Is highschool worth it? No, and here's why - joshternyak
https://joshternyak.com/is-highschool-worth-it/index.html
======
anigbrowl
As a 9th grader, please consider the idea that there is more to education and
life than just making money. Like, good luck with your project, it sounds like
you could definitely pull it off....but that's like saying you see no point in
staying in school because you're already shaping up to be great at competitive
sports or dancing or whatever you're interested in. It's just an activity, not
an end in itself.

------
WheelsAtLarge
Self-control at any age is hard for most people but for a 15yro is even harder
so I think you should continue with school but define your curriculum. Talk to
a counselor and define a plan. I thought high school was a complete waste of
time but that was mainly due to the curriculum that was being pushed on me. I
went to the process of defining my schooling then I was able to make the best
of it.
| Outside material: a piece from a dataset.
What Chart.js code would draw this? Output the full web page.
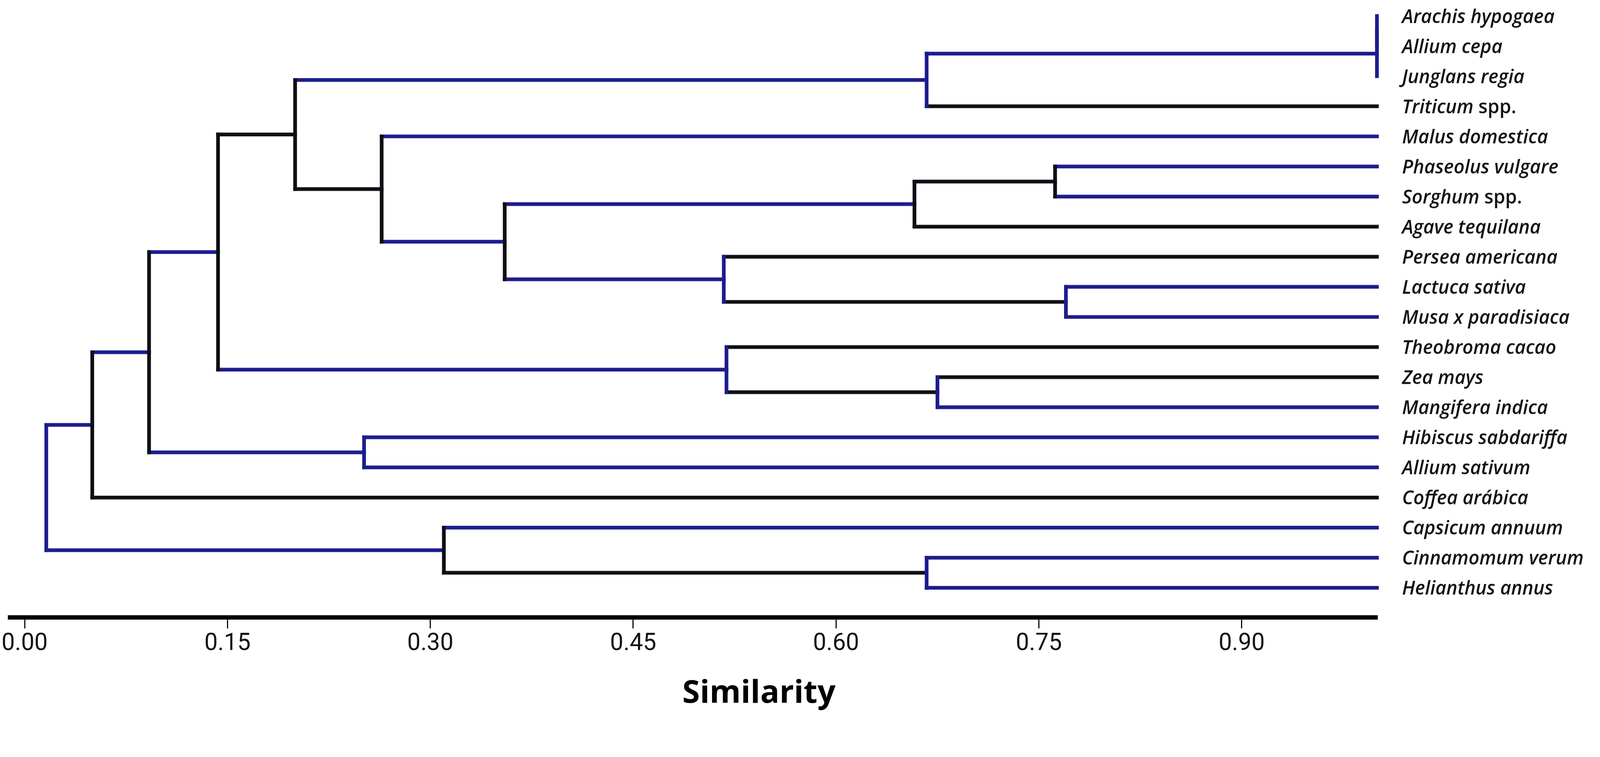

Your teen years are the best time to learn new stuff so don't waste the
opportunity.

Alternatively, you can get your high school equivalent and start school at a
local junior college. There you can better define what you want to learn.

If you really want to start a business you can do it as part of your training.
There is no need to stop school. 15 is way too young to just stop school and
hope for the best.

------
Gollapalli
If you can build something that makes 5 figures in a summer, then that's
awesome. But if you can't, don't drop out.